— Task statement —
Skip all pictures, then copy the lines from the start of the data through the line with "const BIN_WIDTH = 1;", keeping both ends.

— Information shown —
>> Begin

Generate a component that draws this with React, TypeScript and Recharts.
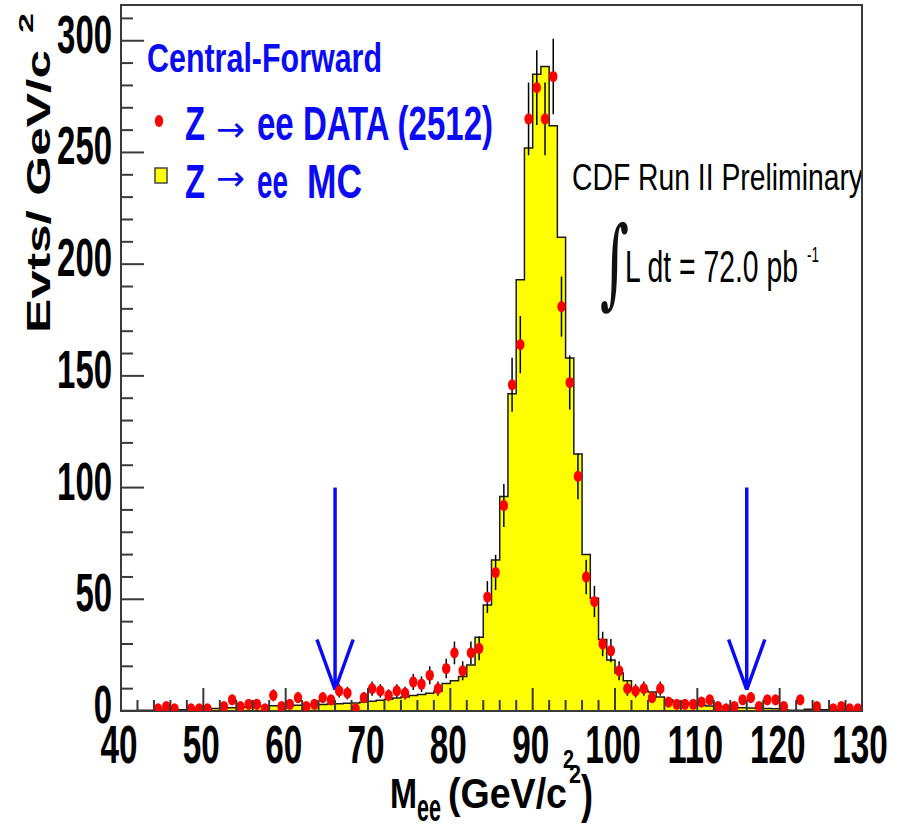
import React from 'react';
import {
  ComposedChart,
  Area,
  Scatter,
  ErrorBar,
  XAxis,
  YAxis,
  ReferenceLine,
  ReferenceArea,
  Customized,
} from 'recharts';

// 1 GeV bins, lower edges
const binLow = [
  40, 41, 42, 43, 44, 45, 46, 47, 48, 49, 50, 51, 52, 53, 54, 55, 56, 57, 58, 59,
  60, 61, 62, 63, 64, 65, 66, 67, 68, 69, 70, 71, 72, 73, 74, 75, 76, 77, 78, 79,
  80, 81, 82, 83, 84, 85, 86, 87, 88, 89, 90, 91, 92, 93, 94, 95, 96, 97, 98, 99,
  100, 101, 102, 103, 104, 105, 106, 107, 108, 109, 110, 111, 112, 113, 114, 115, 116, 117, 118, 119,
  120, 121, 122, 123, 124, 125, 126, 127, 128, 129,
];
const BIN_WIDTH = 1;

// Z -> ee MC, normalised to data
const mcCounts = [
  0.2, 0.2, 0.3, 0.3, 0.4, 0.4, 0.5, 0.6, 0.7, 0.8, 0.9, 1.1, 1.3, 1.5, 1.7, 1.8, 2.0, 2.1, 2.3, 2.4,
  2.5, 2.6, 2.7, 2.8, 2.9, 3.1, 3.3, 3.5, 3.6, 4.0, 4.4, 4.8, 5.3, 5.8, 6.3, 6.9, 7.4, 8.0, 8.8, 12.3,
  13.5, 15.4, 20.6, 33, 47.5, 67.6, 96, 142, 193, 252, 285, 288.5, 262, 212, 158, 115, 70, 50.5, 32, 22.8,
  17, 13.5, 9.5, 9.4, 8.5, 6.3, 5.0, 4.2, 3.6, 3.0, 2.6, 2.2, 1.9, 1.7, 1.5, 1.4, 1.3, 1.2, 1.1, 1.0,
  0.6, 0.3, 0.3, 0.8, 0.8, 0.6, 0.6, 0.6, 0.6, 0.6,
];

// Z -> ee data, events per bin (null = empty bin)
const dataCounts = [
  null, null, null, null, 1, 2, 1, null, 1, 1, 1, null, 2, 5, 2, 3, 3, 1, 7, 2,
  3, 6, 2, 3, 6, 5, 9, 8, 1, 6, 10, 9, 7, 9, 8, 13, 12, 16, 10, 19,
  26, 18, 26, 28, 51, 62, 92, 146, 164, 265, 279, 265, 284, 181, 147, 105, 60, 49, 30, 27,
  18, 10, 9, 10, 6, 10, 4, 3, 3, 3, 4, 5, 2, 1, 2, 5, 6, 2, 5, 5,
  2, null, 5, null, 2, null, 1, 2, 1, 1,
];

const xTicks = [40, 42, 44, 46, 48, 50, 52, 54, 56, 58, 60, 62, 64, 66, 68, 70, 72, 74, 76, 78, 80, 82, 84, 86, 88, 90, 92, 94, 96, 98, 100, 102, 104, 106, 108, 110, 112, 114, 116, 118, 120, 122, 124, 126, 128, 130];
const xLabels = [40, 50, 60, 70, 80, 90, 100, 110, 120, 130];
const yTicks = [0, 10, 20, 30, 40, 50, 60, 70, 80, 90, 100, 110, 120, 130, 140, 150, 160, 170, 180, 190, 200, 210, 220, 230, 240, 250, 260, 270, 280, 290, 300, 310];
const yLabels = [0, 50, 100, 150, 200, 250, 300];

// mass window cut markers
const cutMasses = [66, 116];
const ARROW_TOP = 100;
const ARROW_TIP = 9.5;
const ARROW_HEAD_HALF = 2.2;
const ARROW_HEAD_TOP = 32;

const X_DOMAIN = [40, 130];
const Y_DOMAIN = [0, 316];

const FONT = '"Liberation Sans", Arial, Helvetica, sans-serif';
const SYMBOL_FONT = '"DejaVu Sans", sans-serif';
const BLUE = '#0a0af5';
const AXIS = '#3a3a3a';

// step outline needs a closing edge at the upper end of the last bin
const mcRows = [
  ...binLow.map((lo, i) => ({ x: lo, mc: mcCounts[i] })),
  { x: binLow[binLow.length - 1] + BIN_WIDTH, mc: mcCounts[mcCounts.length - 1] },
];

const dataPoints = binLow
  .map((lo, i) => ({ x: lo + BIN_WIDTH / 2, n: dataCounts[i] }))
  .filter((p) => p.n !== null)
  .map((p) => ({ ...p, err: Math.sqrt(p.n as number) }));

function XTick({ x = 0, y = 0, payload }: any) {
  const v = payload?.value;
  const major = xLabels.includes(v);
  return (
    <g>
      <line x1={x} x2={x} y1={y} y2={y - (major ? 23 : 11)} stroke={AXIS} strokeWidth={2} />
      {major && (
        <text
          x={x - 2}
          y={y + 52}
          textAnchor="middle"
          fontFamily={FONT}
          fontWeight="bold"
          fontSize={53}
          textLength={String(v).length * 18.5}
          lengthAdjust="spacingAndGlyphs"
          fill="#000"
        >
          {v}
        </text>
      )}
    </g>
  );
}

function YTick({ x = 0, y = 0, payload }: any) {
  const v = payload?.value;
  const major = yLabels.includes(v);
  return (
    <g>
      <line x1={x} x2={x + (major ? 23 : 12)} y1={y} y2={y} stroke={AXIS} strokeWidth={2} />
      {major && (
        <text
          x={x - 9}
          y={y + 12}
          textAnchor="end"
          fontFamily={FONT}
          fontWeight="bold"
          fontSize={53}
          textLength={String(v).length * 18.3}
          lengthAdjust="spacingAndGlyphs"
          fill="#000"
        >
          {v}
        </text>
      )}
    </g>
  );
}

function DataDot({ cx, cy }: any) {
  if (cx == null || cy == null) return null;
  return <ellipse cx={cx} cy={cy} rx={4.2} ry={5.6} fill="#ff0000" />;
}

function Squeezed({ x, y, w, size, bold = true, fill = '#000', family = FONT, children }: any) {
  return (
    <text
      x={x}
      y={y}
      fontSize={size}
      fontWeight={bold ? 'bold' : 'normal'}
      fontFamily={family}
      fill={fill}
      textLength={w}
      lengthAdjust="spacingAndGlyphs"
    >
      {children}
    </text>
  );
}

function Labels() {
  return (
    <g>
      {/* legend */}
      <Squeezed x={147} y={72} w={235} size={40} fill={BLUE}>Central-Forward</Squeezed>

      <ellipse cx={159} cy={121} rx={4.2} ry={6} fill="#ff0000" />
      <Squeezed x={185} y={140} w={20} size={49} fill={BLUE}>Z</Squeezed>
      <Squeezed x={216} y={141} w={29} size={34} bold={false} fill={BLUE} family={SYMBOL_FONT}>→</Squeezed>
      <Squeezed x={257} y={140} w={236} size={49} fill={BLUE}>ee DATA (2512)</Squeezed>

      <rect x={155} y={168} width={12} height={15} fill="#ffff00" stroke="#444" strokeWidth={1.5} />
      <Squeezed x={185} y={198} w={20} size={49} fill={BLUE}>Z</Squeezed>
      <Squeezed x={216} y={190} w={29} size={34} bold={false} fill={BLUE} family={SYMBOL_FONT}>→</Squeezed>
      <Squeezed x={257} y={198} w={31} size={49} fill={BLUE}>ee</Squeezed>
      <Squeezed x={307} y={198} w={55} size={49} fill={BLUE}>MC</Squeezed>

      {/* experiment label */}
      <Squeezed x={572} y={190} w={291} size={37} bold={false}>CDF Run II Preliminary</Squeezed>
      <text transform="translate(600 296) scale(1 1.75)" fontSize={56} fontFamily='"DejaVu Serif", serif' fill="#111">
        ∫
      </text>
      <Squeezed x={625} y={282} w={173} size={44} bold={false}>L dt = 72.0 pb</Squeezed>
      <Squeezed x={807} y={262} w={12} size={22} bold={false}>-1</Squeezed>

      {/* axis titles */}
      <text
        transform="translate(50 333) rotate(-90)"
        fontFamily={FONT}
        fontSize={33}
        fontWeight="bold"
        fill="#000"
        textLength={283}
        lengthAdjust="spacingAndGlyphs"
      >
        Evts/ GeV/c
      </text>
      <text
        transform="translate(33 33) rotate(-90)"
        fontFamily={FONT}
        fontSize={21}
        fontWeight="bold"
        fill="#000"
        textLength={20}
        lengthAdjust="spacingAndGlyphs"
      >
        2
      </text>

      <Squeezed x={390} y={808} w={27} size={42}>M</Squeezed>
      <Squeezed x={417} y={821} w={24} size={38}>ee</Squeezed>
      <Squeezed x={448} y={808} w={119} size={42}>(GeV/c</Squeezed>
      <Squeezed x={569} y={783} w={12} size={25}>2</Squeezed>
      <Squeezed x={563} y={768} w={11} size={25}>2</Squeezed>
      <Squeezed x={581} y={812} w={12} size={52}>)</Squeezed>
    </g>
  );
}

export default function App() {
  return (
    <div style={{ position: 'absolute', left: 0, top: 0, width: 906, height: 827, background: '#fff' }}>
      <ComposedChart
        width={906}
        height={827}
        data={mcRows}
        margin={{ top: 5, right: 44, bottom: 0, left: 0 }}
      >
        <XAxis
          type="number"
          dataKey="x"
          domain={X_DOMAIN}
          ticks={xTicks}
          interval={0}
          allowDataOverflow
          height={116}
          tickSize={0}
          tickMargin={0}
          tickLine={false}
          tick={<XTick />}
          axisLine={{ stroke: AXIS, strokeWidth: 2 }}
        />
        <YAxis
          type="number"
          domain={Y_DOMAIN}
          ticks={yTicks}
          interval={0}
          allowDataOverflow
          width={121}
          tickSize={0}
          tickMargin={0}
          tickLine={false}
          tick={<YTick />}
          axisLine={{ stroke: AXIS, strokeWidth: 2 }}
        />
        <ReferenceArea
          x1={X_DOMAIN[0]}
          x2={X_DOMAIN[1]}
          y1={Y_DOMAIN[0]}
          y2={Y_DOMAIN[1]}
          fill="none"
          fillOpacity={0}
          stroke={AXIS}
          strokeWidth={2}
          ifOverflow="visible"
        />
        <Area
          type="stepAfter"
          dataKey="mc"
          baseValue={0}
          stroke="#1a1a1a"
          strokeWidth={1.5}
          fill="#ffff00"
          fillOpacity={1}
          dot={false}
          activeDot={false}
          isAnimationActive={false}
        />
        <Scatter data={dataPoints} dataKey="n" shape={<DataDot />} isAnimationActive={false}>
          <ErrorBar dataKey="err" direction="y" width={0} stroke="#000" strokeWidth={1.5} isAnimationActive={false} />
        </Scatter>
        {cutMasses.map((m) => (
          <ReferenceLine
            key={`shaft-${m}`}
            segment={[{ x: m, y: ARROW_TOP }, { x: m, y: ARROW_TIP }]}
            stroke={BLUE}
            strokeWidth={3.5}
            ifOverflow="visible"
          />
        ))}
        {cutMasses.map((m) => (
          <ReferenceLine
            key={`left-${m}`}
            segment={[{ x: m - ARROW_HEAD_HALF, y: ARROW_HEAD_TOP }, { x: m, y: ARROW_TIP }]}
            stroke={BLUE}
            strokeWidth={3.5}
            ifOverflow="visible"
          />
        ))}
        {cutMasses.map((m) => (
          <ReferenceLine
            key={`right-${m}`}
            segment={[{ x: m + ARROW_HEAD_HALF, y: ARROW_HEAD_TOP }, { x: m, y: ARROW_TIP }]}
            stroke={BLUE}
            strokeWidth={3.5}
            ifOverflow="visible"
          />
        ))}
        <Customized component={<Labels />} />
      </ComposedChart>
    </div>
  );
}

>> End

— The output —
Generate a component that draws this with React, TypeScript and Recharts.
import React from 'react';
import {
  ComposedChart,
  Area,
  Scatter,
  ErrorBar,
  XAxis,
  YAxis,
  ReferenceLine,
  ReferenceArea,
  Customized,
} from 'recharts';

// 1 GeV bins, lower edges
const binLow = [
  40, 41, 42, 43, 44, 45, 46, 47, 48, 49, 50, 51, 52, 53, 54, 55, 56, 57, 58, 59,
  60, 61, 62, 63, 64, 65, 66, 67, 68, 69, 70, 71, 72, 73, 74, 75, 76, 77, 78, 79,
  80, 81, 82, 83, 84, 85, 86, 87, 88, 89, 90, 91, 92, 93, 94, 95, 96, 97, 98, 99,
  100, 101, 102, 103, 104, 105, 106, 107, 108, 109, 110, 111, 112, 113, 114, 115, 116, 117, 118, 119,
  120, 121, 122, 123, 124, 125, 126, 127, 128, 129,
];
const BIN_WIDTH = 1;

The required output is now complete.